I always like seeing your tri colors, they look so good and I love the colors! The faces of the dark and white nosed ones are my favorite.


----------



## Tikmio (Oct 9, 2011)

Those are beautiful, moustress!

May I ask, is there any way you can make a tri-color without having the tri-color gene to use?


----------



## moustress (Sep 25, 2009)

Thanks guys!

Nope; no way except the proper genes. There are meeces that can seem to be tricolor, but really aren't, and they don't breed true. The Splashed gene is a novel factor that some think occurred as a natural mutation, and some (like moi  ) who are convinced that it's the result of a transgenic manipulation in a laboratory (or the basement lab or a mad scientist, bwahaha...). Since I don't have the expertise or equipment to do an analysis of the genes involved, I have more or less agreed to drop the subject unless asked...

Splashed is dominant in the presence of two recessive genes in the C locus. The genes that controls many of the dilutions found in fancy mousies are packaged together in that location. any combination of two of those, with the exception of albino, which covers anything else that might be present in other color genes.

My theory is that there is no separate Splashed gene, except as it exists as a piece spliced onto the C locus, causing the wonderful changes in colors and patterns.
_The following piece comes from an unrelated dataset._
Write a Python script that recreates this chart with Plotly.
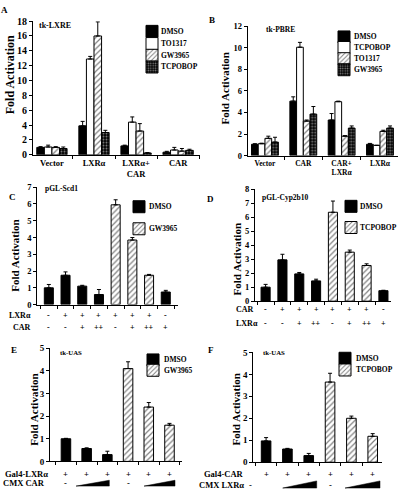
import plotly.graph_objects as go

W, H = 400, 496
SERIF = "Liberation Serif, Times New Roman, serif"

# ---------------- data ----------------
a_groups = ["Vector", "LXRα", "LXRα+<br>CAR", "CAR"]
a_dmso = [1.0, 3.9, 1.2, 0.35]
a_dmso_err = [0.1, 0.6, 0.1, 0.12]
a_to1317 = [1.05, 12.9, 4.4, 0.65]
a_to1317_err = [0.25, 0.35, 0.7, 0.35]
a_gw3965 = [1.0, 16.0, 3.2, 0.5]
a_gw3965_err = [0.1, 1.9, 1.0, 0.35]
a_tcpobop = [0.85, 3.0, 0.25, 0.6]
a_tcpobop_err = [0.2, 0.3, 0.05, 0.15]

b_groups = ["Vector", "CAR", "CAR+<br>LXRα", "LXRα"]
b_dmso = [1.05, 5.05, 3.3, 1.05]
b_dmso_err = [0.05, 0.4, 0.6, 0.08]
b_tcpobop = [1.1, 10.05, 5.0, 0.95]
b_tcpobop_err = [0.05, 0.45, 0.05, 0.0]
b_to1317 = [1.6, 3.2, 1.8, 2.25]
b_to1317_err = [0.2, 0.1, 0.05, 0.1]
b_gw3965 = [1.25, 3.85, 2.55, 2.55]
b_gw3965_err = [0.45, 0.7, 0.2, 0.2]

c_lanes = ["c1", "c2", "c3", "c4", "c5", "c6", "c7", "c8"]
c_dmso = [1.0, 1.75, 1.1, 0.6, None, None, None, 0.75]
c_dmso_err = [0.2, 0.2, 0.05, 0.3, 0, 0, 0, 0.1]
c_gw3965 = [None, None, None, None, 5.95, 3.85, 1.75, None]
c_gw3965_err = [0, 0, 0, 0, 0.3, 0.15, 0.05, 0]
c_row_lxr = ["-", "+", "+", "+", "+", "+", "+", "-"]
c_row_car = ["-", "-", "+", "++", "-", "+", "++", "+"]

d_lanes = ["d1", "d2", "d3", "d4", "d5", "d6", "d7", "d8"]
d_dmso = [1.0, 2.95, 1.95, 1.45, None, None, None, 0.75]
d_dmso_err = [0.2, 0.4, 0.1, 0.12, 0, 0, 0, 0.03]
d_tcpobop = [None, None, None, None, 6.35, 3.5, 2.55, None]
d_tcpobop_err = [0, 0, 0, 0, 0.8, 0.15, 0.12, 0]
d_row_car = ["-", "+", "+", "+", "+", "+", "+", "-"]
d_row_lxr = ["-", "-", "+", "++", "-", "+", "++", "+"]

e_lanes = ["e1", "e2", "e3", "e4", "e5", "e6"]
e_dmso = [1.0, 0.57, 0.3, None, None, None]
e_dmso_err = [0.02, 0.03, 0.15, 0, 0, 0]
e_gw3965 = [None, None, None, 4.1, 2.4, 1.6]
e_gw3965_err = [0, 0, 0, 0.3, 0.2, 0.08]
e_row_gal4 = ["+", "+", "+", "+", "+", "+"]

f_lanes = ["f1", "f2", "f3", "f4", "f5", "f6"]
f_dmso = [0.97, 0.6, 0.3, None, None, None]
f_dmso_err = [0.15, 0.03, 0.1, 0, 0, 0]
f_tcpobop = [None, None, None, 3.65, 2.0, 1.18]
f_tcpobop_err = [0, 0, 0, 0.4, 0.1, 0.12]
f_row_gal4 = ["+", "+", "+", "+", "+", "+"]

# ---------------- styles ----------------
LINE = dict(color="black", width=1)
SOLID = dict(color="black", line=LINE)
OPEN = dict(color="white", line=LINE)
HATCH = dict(color="white", line=LINE,
             pattern=dict(shape="/", fgcolor="black", bgcolor="white", size=4, solidity=0.3))
DOTS = dict(color="black", line=LINE,
            pattern=dict(shape=".", fgcolor="white", bgcolor="black", size=3, solidity=0.35))

fig = go.Figure()


def bars(x, y, err, xa, ya, marker, offset, width, legend):
    fig.add_trace(go.Bar(
        x=x, y=y, xaxis=xa, yaxis=ya, marker=marker, offset=offset, width=width,
        error_y=dict(type="data", array=err, arrayminus=[0] * len(err), symmetric=False,
                     color="black", thickness=1, width=2),
        name="", showlegend=True, legend=legend, hoverinfo="skip"))


# Panel A
wA = 0.18
for i, (v, e, m) in enumerate([(a_dmso, a_dmso_err, SOLID), (a_to1317, a_to1317_err, OPEN),
                               (a_gw3965, a_gw3965_err, HATCH), (a_tcpobop, a_tcpobop_err, DOTS)]):
    bars(a_groups, v, e, "x", "y", m, -2 * wA + i * wA, wA, "legend" if i == 0 else f"legend{i + 1}")
# Panel B
wB = 0.175
for i, (v, e, m) in enumerate([(b_dmso, b_dmso_err, SOLID), (b_tcpobop, b_tcpobop_err, OPEN),
                               (b_to1317, b_to1317_err, HATCH), (b_gw3965, b_gw3965_err, DOTS)]):
    bars(b_groups, v, e, "x2", "y2", m, -2 * wB + i * wB, wB, f"legend{i + 5}")
# Panel C-F
bars(c_lanes, c_dmso, c_dmso_err, "x3", "y3", SOLID, -0.27, 0.54, "legend9")
bars(c_lanes, c_gw3965, c_gw3965_err, "x3", "y3", HATCH, -0.27, 0.54, "legend10")
bars(d_lanes, d_dmso, d_dmso_err, "x4", "y4", SOLID, -0.27, 0.54, "legend11")
bars(d_lanes, d_tcpobop, d_tcpobop_err, "x4", "y4", HATCH, -0.27, 0.54, "legend12")
bars(e_lanes, e_dmso, e_dmso_err, "x5", "y5", SOLID, -0.23, 0.46, "legend13")
bars(e_lanes, e_gw3965, e_gw3965_err, "x5", "y5", HATCH, -0.23, 0.46, "legend14")
bars(f_lanes, f_dmso, f_dmso_err, "x6", "y6", SOLID, -0.225, 0.45, "legend15")
bars(f_lanes, f_tcpobop, f_tcpobop_err, "x6", "y6", HATCH, -0.225, 0.45, "legend16")


def xax(px0, px1, rng, anchor, cats, labels, fs):
    return dict(domain=[px0 / W, px1 / W], range=rng, anchor=anchor, type="category",
                categoryorder="array", categoryarray=cats, showline=True, linecolor="black",
                linewidth=1, ticks="outside", ticklen=3, tickcolor="black", tickson="boundaries",
                showgrid=False, zeroline=False, showticklabels=labels, fixedrange=True,
                tickfont=dict(family=SERIF, size=fs, color="black", weight="bold"))


def yax(pybot, pytop, rng, dtick, anchor, fs):
    return dict(domain=[1 - pybot / H, 1 - pytop / H], range=rng, dtick=dtick, anchor=anchor,
                showline=True, linecolor="black", linewidth=1, ticks="outside", ticklen=3,
                tickcolor="black", showgrid=False, zeroline=False, fixedrange=True,
                tickfont=dict(family=SERIF, size=fs, color="black", weight="bold"))


def leg(cx, cy):
    return dict(x=(cx - 20) / W, y=1 - cy / H, xanchor="left", yanchor="middle",
                bgcolor="rgba(0,0,0,0)", borderwidth=0, font=dict(size=8), itemwidth=30,
                itemclick=False, itemdoubleclick=False)


layout = dict(
    width=W, height=H, margin=dict(l=0, r=0, t=0, b=0),
    paper_bgcolor="white", plot_bgcolor="white", barmode="overlay",
    font=dict(family=SERIF, color="black"),
    xaxis=xax(33, 200, [-0.45, 3.52], "y", a_groups, True, 8.5),
    yaxis=yax(152.5, 15.5, [0, 18], 2, "x", 10),
    xaxis2=xax(247.7, 398, [-0.45, 3.47], "y2", b_groups, True, 7.5),
    yaxis2=yax(153.3, 20.7, [0, 12], 2, "x2", 8.5),
    xaxis3=xax(37.3, 178.3, [-0.69, 7.75], "y3", c_lanes, False, 8),
    yaxis3=yax(306, 185.7, [0, 7], 1, "x3", 8.5),
    xaxis4=xax(255, 391, [-0.63, 7.45], "y4", d_lanes, False, 8),
    yaxis4=yax(302.5, 187.7, [0, 8], 1, "x4", 8.5),
    xaxis5=xax(50, 181.7, [-0.77, 5.59], "y5", e_lanes, False, 8),
    yaxis5=yax(466.7, 350.7, [0, 5], 1, "x5", 9),
    xaxis6=xax(253.3, 382.3, [-0.6, 5.45], "y6", f_lanes, False, 8),
    yaxis6=yax(467.5, 355, [0, 5], 1, "x6", 9),
)

legend_pos = [(152, 26), (152, 38.5), (152, 50.5), (152, 62.5),
              (344, 31.7), (344, 42.5), (344, 54), (344, 65.3),
              (139, 205.7), (139, 228.3),
              (351, 205.3), (351, 227),
              (153, 362.7), (153, 373.3),
              (345, 361), (345, 373)]
for k, (cx, cy) in enumerate(legend_pos):
    layout["legend" if k == 0 else f"legend{k + 1}"] = leg(cx, cy)

fig.update_layout(**layout)

ann = []


def txt(x, y, s, size, xanchor="left", xref="paper", angle=0):
    xx = x / W if xref == "paper" else x
    ann.append(dict(x=xx, y=1 - y / H, xref=xref, yref="paper", text=s, showarrow=False,
                    xanchor=xanchor, yanchor="middle", textangle=angle,
                    font=dict(family=SERIF, size=size, color="black", weight="bold")))


# legend labels
leg_labels = [("DMSO", 159.3, 26), ("TO1317", 159.3, 38.5), ("GW3965", 159.3, 50.5), ("TCPOBOP", 159.3, 62.5),
              ("DMSO", 351.7, 31.7), ("TCPOBOP", 351.7, 42.5), ("TO1317", 351.7, 54), ("GW3965", 351.7, 65.3),
              ("DMSO", 146.7, 205.7), ("GW3965", 146.7, 228.3),
              ("DMSO", 358.3, 205.3), ("TCPOBOP", 358.3, 227),
              ("DMSO", 162.3, 362.7), ("GW3965", 162.3, 373.3),
              ("DMSO", 354, 361), ("TCPOBOP", 354, 373)]
for s, x, y in leg_labels:
    txt(x, y, s, 7.5)

# panel letters
for s, x, y in [("A", 4.5, 4), ("B", 212, 14), ("C", 12.5, 196), ("D", 210, 198),
                ("E", 14, 353), ("F", 211, 353)]:
    txt(x, y, s, 9, xanchor="center")

# y titles
for x, y, fs in [(10, 71, 12), (224.5, 85, 11), (15.5, 256.5, 11), (236.7, 260, 11),
                 (33.7, 414, 11), (235.5, 414, 11)]:
    txt(x, y, "Fold Activation", fs, xanchor="center", angle=-90)

# in-plot titles
for s, x, y, fs in [("tk-LXRE", 37, 20, 8), ("tk-PBRE", 264.3, 24, 7.5), ("pGL-Scd1", 42.7, 187.5, 7.5),
                    ("pGL-Cyp2b10", 260, 196, 7.5), ("tk-UAS", 58.3, 355.5, 6.8), ("tk-UAS", 260.7, 355.5, 6.8)]:
    txt(x, y, s, fs)

# tables below C-F
for i, s in enumerate(c_row_lxr):
    txt(i, 317.3, s, 8, xanchor="center", xref="x3")
for i, s in enumerate(c_row_car):
    txt(i, 329, s, 8, xanchor="center", xref="x3")
txt(32.5, 317.3, "LXRα", 8, xanchor="right")
txt(32.5, 329, "CAR", 8, xanchor="right")

for i, s in enumerate(d_row_car):
    txt(i, 311, s, 8, xanchor="center", xref="x4")
for i, s in enumerate(d_row_lxr):
    txt(i, 325, s, 8, xanchor="center", xref="x4")
txt(233.5, 311, "CAR", 8)
txt(233.5, 325, "LXRα", 8)

for i, s in enumerate(e_row_gal4):
    txt(i, 480, s, 8.5, xanchor="center", xref="x5")
txt(0, 489.3, "-", 8.5, xanchor="center", xref="x5")
txt(3, 489.3, "-", 8.5, xanchor="center", xref="x5")
txt(26, 480, "Gal4-LXRα", 8.5, xanchor="center")
txt(24, 489.3, "CMX CAR", 8.5, xanchor="center")

for i, s in enumerate(f_row_gal4):
    txt(i, 480, s, 8.5, xanchor="center", xref="x6")
txt(250, 491, "-", 8.5, xanchor="center")
txt(3, 491, "-", 8.5, xanchor="center", xref="x6")
txt(245.5, 480, "Gal4-CAR", 8.5, xanchor="right")
txt(245.5, 491, "CMX LXRα", 8.5, xanchor="right")

fig.update_layout(annotations=ann)

# wedges (increasing amount of co-transfected receptor)
shapes = []
for x0, x1, yb, yt in [(76, 109.3, 492, 486), (144, 175, 492, 486),
                       (282.7, 316.7, 494, 486.7), (345, 380, 494, 486.7)]:
    shapes.append(dict(type="path", xref="paper", yref="paper",
                       path=f"M{x0 / W},{1 - yb / H} L{x1 / W},{1 - yt / H} L{x1 / W},{1 - yb / H} Z",
                       fillcolor="black", line=dict(color="black", width=0.5)))
fig.update_layout(shapes=shapes)

fig.write_html("out.html", config={"displayModeBar": False},
               post_script="document.body.style.margin='0';document.body.style.padding='0';")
It works the same, though, whether you attribute it to transgenics or not.

All you need to get started is a mousie that has the Splashed genes and the patience to breed a couple of generations in order to get the required lineup of C locus recessives which are any combo of two of these common dilutions: c^ch (chinchilla), c^h (himalayan/siamese), c^e (extreme dilution), and c (albino). Which two you have paired will affect the types of colored patches, the locations of those pathes, and the eye colors.

A mousie that is Splashed but doesn't show it has one full color dominant gene (C) and one of those dilutions as the second part of that pair (genes always come in pairs, one from mom, one from dad). If you pair that mousie with one that is diluted, like a pied beige, you will likely get a tri or splashed out of that litter. The genes cause the diluted color to revert to a darker hue in that same type of color. Beige would go to coffee, chocolate, and black, and maybe some other in between shades. If the diluted mousie you paired it with is a self (solid color) you might get splashed offspring, with the light color as the background and splashes of darker color. You can also get mousies with both splashes and solid patches of color and white markings....the possibilities seem to be endless and so much fun!!!

Of course they had to set standards for showing, which specify how a 'good' tricolor or splashed mousie should look...and that's not that easy to produce in either case. I'm wondering if anyone has thought to include this info in the lists of genetics codes posted in the breeding section...it ought to be there, though, as it's a bit complicated, but not exactly rocket science.

I started with one doe, a pied beige, who was one of those hidden Splashed who had been bred to a boldly marked tricolor buck. She gave me a litter of six, two of which had a few patches of different hue, and I've been building on that for the last four and half (or is it five and a half?) years. Nowadays a lot of folks have gotten tricolor/splashed into their hands, so it's easier to find among breeders. I drove 700 miles round trip to pick up mine which came from a breeder in NYC, dropped them off to a Wisconsin breeder who drove them to her place where I arrived from Minneapolis to collect them.


----------



## Tikmio (Oct 9, 2011)

Interesting... I wish I had better mice to work with! All I can get is pet store mice in typical colors.


----------



## Shadowrunner (Sep 26, 2011)

Lovely babies as usual, and what nice tails too.


----------



## moustress (Sep 25, 2009)

Thanks, Shadowrunner. I have had the advantage of getting a few show quality meeces over ten years ago, and ten years in which to use that and selection to improve my lines. I've been lucky and/or persistent in hunting down good pet type mousies in various local stores. The tris I got to start with had a fraction of show type background also. The thick long tail is something that I very much prefer, huge ears not so much. I like clean ears and and a curvy head shape with nice cheekbones, and I adore a nice widely fanned out set of whiskers.

My tricolors and splashed vary so widely in size and type that it's almost funny. I should take some side by side pix of my littlest adult tris next to some of the really big ones, like Lunker, a blue splashed buck, who came from a cross between my biggest tricolor doe and an immense PEW I got as a baby from reptile store.


----------